In the present scenario, when amendments are made to the effect that women have been entitled to inherit property from her parental side as well as from husband's side, it will be quite justified if equal right is given to her parental heirs along with her husband's heirs to inherit her property.
It is, therefore, proposed that in order to bring about a balance, section 15 should be amended, so that in case a female Hindu dies intestate leaving her self-acquired property with no heirs, as mentioned in clause 'a' of section 15, the property should devolve on her husband's heirs and also on the heirs of her paternal side.
If this amendment is brought about, the effect will be as under:
A married Hindu female dies intestate leaving self-acquired property at the time of her death, the only surviving relatives are her mother-in-law (L) and her mother (M).
| As per the present law, her property would devolve entirely on ‘L’ and ‘M’ will not get anything from her property.
|| By proposed amendment, her mother-in-law and mother should equally inherit her self-acquired property.
A married Hindu female dies intestate leaving self-acquired property and she has no heirs as per cause ‘a’ of the Schedule, the only surviving relatives are her husband’s brother and sister (BL & SL) and her own brother and sister (B&S)
| As per the present law, her property would normally devolve upon ‘BL’ and ‘SL’. ‘B’ and ‘S’ do not inherit anything from her in this property.
|| y proposed amendment, her own brother and sister should equally inherit along with her brother-in-law and sister-in-law.

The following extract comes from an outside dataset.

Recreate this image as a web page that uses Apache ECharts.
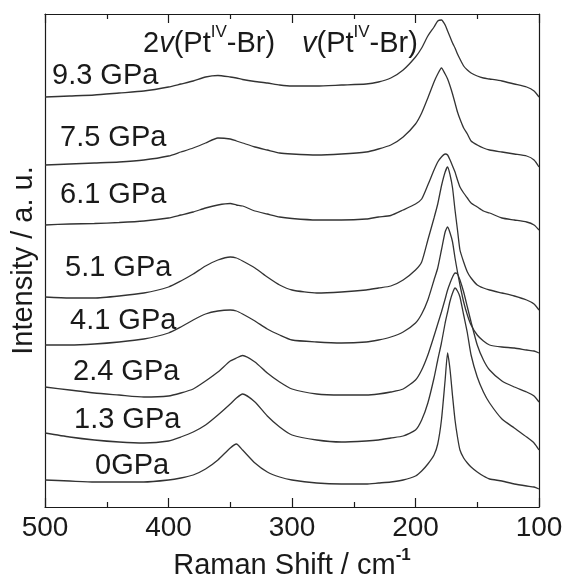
<!DOCTYPE html>
<html>
<head>
<meta charset="utf-8">
<script src="https://cdn.jsdelivr.net/npm/echarts@6/dist/echarts.min.js"></script>
<style>
html,body{margin:0;padding:0;background:#fff;}
#chart{width:563px;height:574px;}
</style>
</head>
<body>
<div id="chart"></div>
<script>
// Raman shift (cm-1) sample positions shared by all spectra
const shifts = [500,480,460,440,420,400,390,380,370,360,350,345,340,330,320,310,300,280,260,240,230,220,210,200,195,190,185,182,179,176,174,172,170,168,166,164,161,158,155,150,145,140,130,120,110,104,100];

// Stacked intensities (a.u., offset included)
const p93 = [410,411,412,414,416,420, 423,426,430,431.5,430,429,427.5, 425.5,424,422,421, 421,422,423,425,429,437,450, 459,471,480,486,487,482,476,470,464,459,453,448, 441,437,434,431,429,428, 426,423,420,416,410];
const p75 = [342,343,344,345,347,351, 355,359,364,369,368,366,364, 360,357,354,353, 352,353,355,358,362,370,383, 394,409,425,433,439,433,428,421,413,404,395,388, 379,373,366,362,359,357, 355,353,351,347,340];
const p61 = [282,283,283.5,284.5,286,289, 292,295,299,302,303.5,302,301, 296,293,290,288.5, 287,287,288,290,291.5,297,303, 308,322,337,345,350,353,352,347,341,335,327,320, 314,309,304,300,296,294, 289,287,285,282,277];
const p51 = [210,209,209,211,214,220, 226,233,241,247,250,249,246, 239,230,222,217, 214,215,217,219,221,227,237, 245,267,289,303,321,335,340,332,319,297,277,257, 245,235,229,222,219,217, 214,211,207,203,197];
const p41 = [162,162,163,165,168,174, 180,187,193,196,197,196,193, 186,178,172,167, 165,164,165,167,170,175,184, 193,207,227,239,257,275,280,274,265,249,235,222, 205,192,182,172,166,162, 160,159,157,156,154];
const p24 = [120,117,114,112,110,111, 114,118,126,135,146,149,151.5, 145,134,125,118, 113,112,112,113,115,118,127, 137,152,171,183,195,208,217,224,230,234,233,227, 215,200,185,162,147,137, 126,120,115,111,105];
const p13 = [74,70,67,65,64,66, 70,75,82,92,103,109,113, 105,91,80,72, 67,65,66,67,69,71,77, 87,104,129,147,164,184,195,206,214,219,216,210, 192,174,152,130,115,104, 88,79,70,64,57];
const p0  = [27,26,25,25,25,27, 29,32,38,47,59,63,57, 44,35,30,27, 24,23,23,24,25,27,31, 36,43,52,63,87,127,154,137,111,87,70,57, 49,44,40,35,31,28, 26,23,21,20,18];

const pressures = ['9.3 GPa','7.5 GPa','6.1 GPa','5.1 GPa','4.1 GPa','2.4 GPa','1.3 GPa','0GPa'];
const spectra = [p93,p75,p61,p51,p41,p24,p13,p0];
const xTicks = [500,400,300,200,100];

const FONT = 'Liberation Sans, Arial, sans-serif';
const INK = '#1a1a1a';
const LINE = '#333333';

const chart = echarts.init(document.getElementById('chart'), null, {renderer:'canvas'});

const series = spectra.map((vals, k) => ({
  name: pressures[k],
  type: 'line',
  xAxisIndex: 0, yAxisIndex: 0,
  showSymbol: false,
  symbol: 'none',
  smooth: 0.2,
  lineStyle: {color: LINE, width: 1.3},
  data: shifts.map((s, i) => [s, vals[i]]),
  z: 3
}));

// label placements (pixel positions of the text annotations)
const labelPos = [[52,76],[60,138],[60,195],[65,268],[70,321],[73,372],[74,420],[95,466]];

const graphics = pressures.map((t, k) => ({
  type: 'text', x: labelPos[k][0], y: labelPos[k][1],
  style: {text: t, fontSize: 29, fontFamily: FONT, fill: INK, align: 'left', verticalAlign: 'middle'}
}));

const annRich = {
  a: {fontSize: 29, lineHeight: 34, fontFamily: FONT, fill: INK, verticalAlign: 'bottom'},
  b: {fontSize: 29, lineHeight: 34, fontFamily: FONT, fill: INK, fontStyle: 'italic', verticalAlign: 'bottom'},
  c: {fontSize: 17, lineHeight: 17, fontFamily: FONT, fill: INK, verticalAlign: 'top', padding: [0, 0, 25, 0]}
};
graphics.push({
  type: 'text', x: 143, y: 41,
  style: {text: '{a|2}{b|v}{a|(Pt}{c|IV}{a|-Br)}', fontFamily: FONT, fill: INK,
    align: 'left', verticalAlign: 'middle', rich: annRich}
});
graphics.push({
  type: 'text', x: 302, y: 41,
  style: {text: '{b|v}{a|(Pt}{c|IV}{a|-Br)}', fontFamily: FONT, fill: INK,
    align: 'left', verticalAlign: 'middle', rich: annRich}
});

const axisLineStyle = {color: INK, width: 1.2};

chart.setOption({
  animation: false,
  backgroundColor: '#fff',
  grid: {left: 45, top: 14, right: 24, bottom: 67, containLabel: false, outerBoundsMode: 'none'},
  xAxis: [{
    type: 'value', position: 'bottom', min: 100, max: 500, interval: 100, inverse: true,
    axisLine: {show: true, onZero: false, lineStyle: axisLineStyle},
    axisTick: {show: true, inside: true, length: 9, lineStyle: axisLineStyle},
    minorTick: {show: true, splitNumber: 2, length: 5, lineStyle: axisLineStyle},
    splitLine: {show: false},
    axisLabel: {fontSize: 28, color: INK, fontFamily: FONT, margin: 7,
      formatter: v => xTicks.includes(v) ? String(v) : ''},
    name: '{a|Raman Shift / cm}{b|-1}',
    nameLocation: 'middle', nameGap: 33,
    nameTextStyle: {
      rich: {
        a: {fontSize: 29, lineHeight: 34, color: INK, fontFamily: FONT, verticalAlign: 'bottom'},
        b: {fontSize: 17, lineHeight: 17, color: INK, fontFamily: FONT, fontWeight: 'bold', verticalAlign: 'top'}
      }
    }
  }, {
    type: 'value', position: 'top', min: 100, max: 500, interval: 100, inverse: true,
    axisLine: {show: true, onZero: false, lineStyle: axisLineStyle},
    axisTick: {show: true, inside: true, length: 9, lineStyle: axisLineStyle},
    minorTick: {show: true, splitNumber: 2, length: 5, lineStyle: axisLineStyle},
    splitLine: {show: false},
    axisLabel: {show: false}
  }],
  yAxis: [{
    type: 'value', min: 0, max: 493, position: 'left',
    axisLine: {show: true, onZero: false, lineStyle: axisLineStyle},
    axisTick: {show: false}, axisLabel: {show: false}, splitLine: {show: false},
    name: 'Intensity / a. u.', nameLocation: 'middle', nameGap: 7, nameRotate: 90,
    nameTextStyle: {fontSize: 29, color: INK, fontFamily: FONT}
  }, {
    type: 'value', min: 0, max: 493, position: 'right',
    axisLine: {show: true, onZero: false, lineStyle: axisLineStyle},
    axisTick: {show: false}, axisLabel: {show: false}, splitLine: {show: false}
  }],
  series: series,
  graphic: graphics
});
</script>
</body>
</html>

In section 15 of the Hindu Succession Act, 1956, 15(2)(c) be added: <
"If a female Hindu leaves any self-acquired property, in the absence of husband and any son or daughter of the deceased (including the children of any pre-deceased son or daughter), the said property would devolve not upon heirs as mentioned in sub-section (1) in the chronology, but the heirs in category (b) + (c) would inherit simultaneously. If she has no heirs in category (c), then heirs in category (b) + (d) would inherit simultaneously".
The above amendment, though suggested by the Law Commission as early as in June 2008, is still pending with the Union Law Ministry. The amendment was suggested in larger public interest.